マクロン大統領の側近 メーデーのデモ参加者へ暴行か 大統領への批判が噴出

2018.07.24

5月1日に行われたメーデーのデモ参加者に対して、エマニュエル・マクロン(Emanuel Macron)大統領の側近が暴行を加えたとして訴追されたことを受け、大統領府への批判が高まっています。

 

事件の経緯

5月1日に行われたメーデーのデモで、パリ5区と6区にまたがるカルチェ・ラタン(Quartier latin)のコントルスカルプ広場(Place de la Contrescarpe)で、警官隊とデモ参加者が衝突しました。

その際、警官隊がデモ参加者に対して激しく暴行を加えていて、その様子はすぐに動画サイトに投稿され、警察への批判が高まっていました。

 

「警告 警官の暴力
警官がコントルスカルプ広場の人達に向かって暴力をふるい、ガスを撒いている!! 拡散しよう、みんなが見るべきだ!!」

一組の男女を警官隊が引きずる、蹴る、踏みつけるなど、激しく暴力をふるっている様子が映っています。

この時、暴行行為を加えていた人の内一人が、マクロン大統領の側近のアレクサンドル・べナラ(Alexandre Benalla)容疑者であると、先週18日(水)夜に現地紙のル・モンド紙が明らかにしたため、国民の怒りは大統領府へと向かいました。

 

べナラ容疑者を含めて5名が関与

べナラ容疑者は、暴行行為の他、警官に偽装した罪などで訴追され、マクロン大統領の側近を20日(金)に解雇されています。

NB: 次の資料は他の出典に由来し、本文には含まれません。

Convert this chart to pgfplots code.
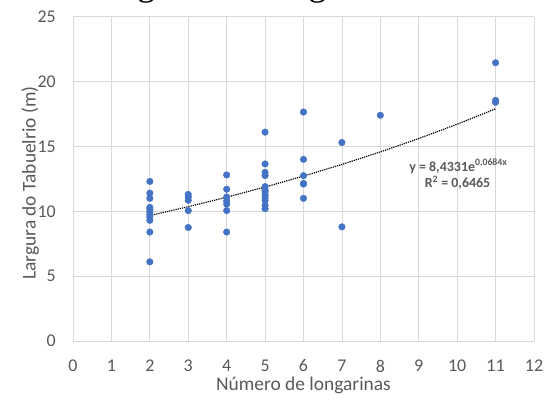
\documentclass[border=0pt]{standalone}
\usepackage{fontspec}
\setmainfont{Carlito}
\newfontfamily\titlefont{Liberation Serif}
\usepackage{pgfplots}
\pgfplotsset{compat=1.18}
\definecolor{pt}{HTML}{4472C4}
\definecolor{txt}{HTML}{595959}
\definecolor{grd}{HTML}{D9D9D9}
\begin{document}
\begin{tikzpicture}
\path[use as bounding box, clip] (0bp,0bp) rectangle (551bp,403bp);
\node[anchor=base west, inner sep=0, font=\titlefont\fontsize{36}{36}\selectfont] at (88bp,407.3bp) {Largura vs Longarinas};
\begin{axis}[
  at={(73bp,62bp)}, anchor=south west, scale only axis,
  width=461bp, height=324.3bp,
  xmin=0, xmax=12, ymin=0, ymax=25,
  xtick={0,...,12}, ytick={0,5,...,25},
  grid=major, major grid style={grd, line width=0.75bp},
  axis line style={draw=none}, major tick length=0pt, tick style={draw=none},
  ticklabel style={font=\fontsize{18}{18}\selectfont, text=txt, inner sep=0pt},
  /pgf/number format/assume math mode=true,
  xticklabel style={anchor=center, yshift=-25bp},
  yticklabel style={anchor=east, xshift=-17bp},
  xlabel={Número de longarinas},
  ylabel={Largura do Tabuelrio (m)},
  label style={font=\fontsize{19.5}{19.5}\selectfont, text=txt},
  xlabel style={at={(axis description cs:0.5,-0.136)}, anchor=center},
  ylabel style={at={(axis description cs:-0.093,0.487)}, anchor=center},
  clip=false]
\addplot[only marks, mark=*, mark size=3.3bp, mark options={draw=pt, fill=pt}] coordinates {
 (2,12.3) (2,11.4) (2,11.0) (2,10.3) (2,10.15) (2,9.95) (2,9.75) (2,9.55) (2,9.3) (2,8.4) (2,6.1)
 (3,11.3) (3,11.1) (3,10.85) (3,10.05) (3,8.75)
 (4,12.8) (4,11.7) (4,11.1) (4,10.8) (4,10.55) (4,10.05) (4,8.4)
 (5,16.1) (5,13.65) (5,13.0) (5,12.75) (5,11.9) (5,11.65) (5,11.5) (5,11.25) (5,11.05) (5,10.85) (5,10.45) (5,10.2)
 (6,17.65) (6,14.0) (6,12.75) (6,12.15) (6,12.1) (6,11.0)
 (7,15.3) (7,8.8)
 (8,17.4)
 (11,21.45) (11,18.55) (11,18.4)
};
\addplot[black, line width=1.2bp, dash pattern=on 1.2bp off 1bp] coordinates {
 (2,9.6694) (3,10.3539) (4,11.0867) (5,11.8717) (6,12.7123) (7,13.6122) (8,14.5759) (9,15.6078) (10,16.7126) (11,17.8958)
};
\node[font=\bfseries\fontsize{14}{14}\selectfont, text=txt] at (axis cs:10.03,13.47) {y = 8,4331e\textsuperscript{0,0684x}};
\node[font=\bfseries\fontsize{14}{14}\selectfont, text=txt] at (axis cs:10.01,12.23) {R\textsuperscript{2} = 0,6465};
\end{axis}
\end{tikzpicture}
\end{document}
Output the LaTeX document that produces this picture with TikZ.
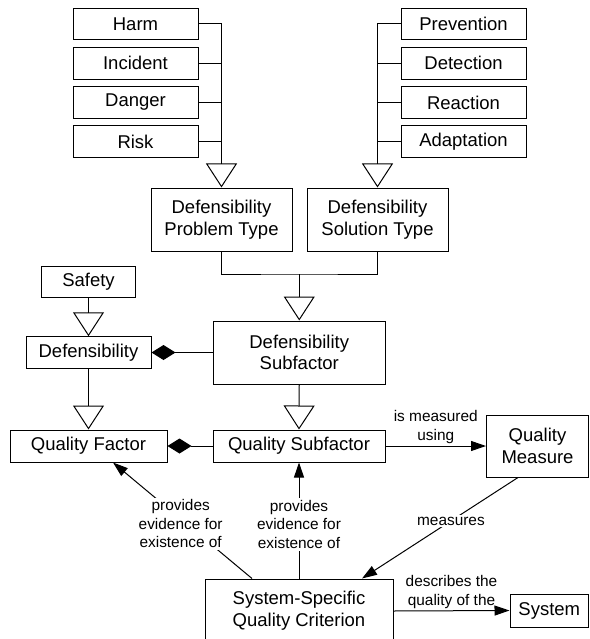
\documentclass[tikz,border=0pt]{standalone}
\usepackage{fontspec}
\setmainfont{Liberation Sans}
\usetikzlibrary{arrows.meta,calc}
\begin{document}
\begin{tikzpicture}[x=1pt,y=-1pt,line width=1pt,
  box/.style={draw,inner sep=0pt,align=center,font=\fontsize{18.5}{21.7}\selectfont},
  lbl/.style={align=center,font=\fontsize{15.4}{18.5}\selectfont,inner sep=2pt},
  gen/.style={-{Triangle[open,length=24pt,width=31pt]}},
  agg/.style={-{Diamond[length=24pt,width=15pt]}},
  arr/.style={-{Triangle[length=15pt,width=10pt]}}]
\useasboundingbox (0,0) rectangle (589,639);
% problem types
\node[box,minimum width=125pt,minimum height=31.5pt] (harm) at (135.5,24) {Harm};
\node[box,minimum width=125pt,minimum height=31.5pt] (incident) at (135.5,63.3) {Incident};
\node[box,minimum width=125pt,minimum height=31.5pt] (danger) at (135.5,102.5) {Danger};
\node[box,minimum width=125pt,minimum height=31.5pt] (risk) at (135.5,141.5) {Risk};
% solution types
\node[box,minimum width=125pt,minimum height=31.5pt] (prev) at (463.5,24) {Prevention};
\node[box,minimum width=125pt,minimum height=31.5pt] (detect) at (463.5,63.3) {Detection};
\node[box,minimum width=125pt,minimum height=31.5pt] (react) at (463.5,102.5) {Reaction};
\node[box,minimum width=125pt,minimum height=31.5pt] (adapt) at (463.5,141.5) {Adaptation};
\node[box,minimum width=141pt,minimum height=63pt] (pt) at (221.5,219.5) {Defensibility\\Problem Type};
\node[box,minimum width=141pt,minimum height=63pt] (st) at (377.5,219.5) {Defensibility\\Solution Type};
\node[box,minimum width=172.5pt,minimum height=63pt] (ds) at (299.25,352.5) {Defensibility\\Subfactor};
\node[box,minimum width=93.5pt,minimum height=31.5pt] (safety) at (88.5,282) {Safety};
\node[box,minimum width=125pt,minimum height=31.5pt] (def) at (88.5,352.5) {Defensibility};
\node[box,minimum width=157pt,minimum height=32pt] (qf) at (88.5,446) {Quality Factor};
\node[box,minimum width=172pt,minimum height=32pt] (qs) at (299,446) {Quality Subfactor};
\node[box,minimum width=102pt,minimum height=62pt] (qm) at (537.5,446) {Quality\\Measure};
\node[box,minimum width=188pt,minimum height=64pt] (ss) at (299,611) {System-Specific\\Quality Criterion};
\node[box,minimum width=78.5pt,minimum height=33pt] (sys) at (549.25,610.5) {System};
% generalizations
\draw[gen] (harm.east) -| (pt.north);
\draw (incident.east) -- (incident.east -| pt.north);
\draw (danger.east) -- (danger.east -| pt.north);
\draw (risk.east) -- (risk.east -| pt.north);
\draw[gen] (prev.west) -| (st.north);
\draw (detect.west) -- (detect.west -| st.north);
\draw (react.west) -- (react.west -| st.north);
\draw (adapt.west) -- (adapt.west -| st.north);
\coordinate (j) at (299.25,274);
\draw (pt.south) |- (j) -| (st.south);
\draw[gen] (j) -- (ds.north);
\draw[gen] (safety.south) -- (def.north);
\draw[gen] (def.south) -- (qf.north);
\draw[gen] (ds.south) -- (qs.north);
% aggregations
\draw[agg] (ds.west) -- (def.east);
\draw[agg] (qs.west) -- (qf.east);
% associations
\draw[arr] (qs.east) -- node[lbl,above] {is measured\\using} (qm.west);
\draw[arr] ($(ss.north)+(-47,0)$) -- node[lbl,fill=white,pos=0.47,xshift=-6pt] {provides\\evidence for\\existence of} ($(qf.south)+(24.5,0)$);
\draw[arr] (ss.north) -- node[lbl,fill=white,pos=0.466] {provides\\evidence for\\existence of} (qs.south);
\draw[arr] ($(qm.south)+(-19.5,0)$) -- node[lbl,fill=white,pos=0.43] {measures} ($(ss.north)+(63,0)$);
\draw[arr] (ss.east) -- node[lbl,above] {describes the\\quality of the} (sys.west);
\end{tikzpicture}
\end{document}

また、同じ映像に、マクロン大統領が率いる「共和国前進!( La République En Marche !)」の職員であるヴァンサン・クラス(Vincent Crase)氏も映り込んでいて、現在警察による取り調べを受けています。

この他にも、マクサンス・クルザ(Maxence Creusat)容疑者、ローラン・シモナン(Laurent Simonin)容疑者、ジャン=イヴ・ユノー(Jean-Yves Hunault)容疑者の、警官3名がべナラ容疑者の容疑を晴らすために、無断で監視カメラの映像を漏えいさせた罪、および守秘義務違反の罪で訴追されています。

 

大統領府が事件をもみ消そうとした疑惑が浮上

一連の騒動を受けて、マクロン大統領は22日(日)に閣僚を招集し、今後の対応を協議し、べナラ容疑者に対して「無罪はない」と断言し、大統領府内の組織の再編をおこなうことを明言しました。

しかし、騒動直後の5月3日には、ジェラール・コロン(Gérard Collomb)内相が一連の動画の内容を把握していたにも関わらず、捜査を行わなかったことから、事件をもみ消そうとしたのではないかとの疑惑が浮上しています。

騒動翌日の5月2日、IGPN(Inspection générale de la Police nationale 国家警察監査局)に、問題のビデオが匿名の通報者によって報告されています。べナラ容疑者は5月4日~19日の15日間停職処分を受けていますが、その後は職務に復帰し、7月14日の革命記念日のパレードや17日のワールドカップ優勝パレードの警備を担当しています。

これに対して、コロン内相は「大統領府と警察本部はべナラ氏の情報を受け取っていたので、適切な対応がとられていたと思っていた。だから、司法当局へ連絡するのは、彼らの責任だと考えていた。」

現在、国会はマクロン大統領が進める改正憲法案の審議の真っ最中ですが、与野党は審議を中断してマクロン大統領に説明を求めています。

本日(24日、火)、コロン内相が国会でべナラ事件について意見を述べる予定です。